As Al points out, big dips in the market can take years to fully rebound. Individual stocks that lose a large percentage of their value, as many of the Nasdaq tech stocks did during the last year, may never return to their earlier highs. According to Thomas, you should always have a predetermined "sell" position to get out of a falling stock without traumatic loss. You should also be prepared to go to an all cash position when the market as a whole shows clear signs of going south. "Preserve your capital" is one of his main mantras. That way, when the market does start to rebound, you are in a position to benefit from the solid, and sometimes spectacular, gains that typically follow a bear market.

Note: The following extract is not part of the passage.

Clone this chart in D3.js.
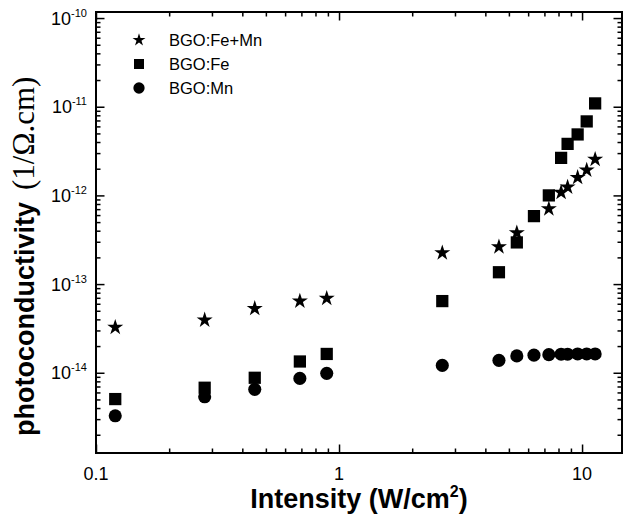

The positive side of Thomas's philosophy of investing is a system of trading the best performing no-load mutual funds when the market is going up. I won't try to explain all the details but, in brief, the idea is this: use financial publications such as Investor's Business Daily or certain newsletters he names to pick the top performing mutual funds that don't charge you for buying or selling shares (IBD and the newsletters publish lists of the funds that have done best in the past three, six, nine and 12 months); invest all of your capital in all of these funds that are in the top 1% in terms of performance.
Review your portfolio every month. Sell any funds that have fallen out of the top tier and buy new funds that are moving up.
Thomas's system is a way for the average person to participate in the upward trend of the best parts of the market by investing securities picked and managed by the best managers while using diversity to reduce - not eliminate -risk. It doesn't take much time - an average of an hour a month, according to Thomas. And it yields big rewards in a market that is moving upward."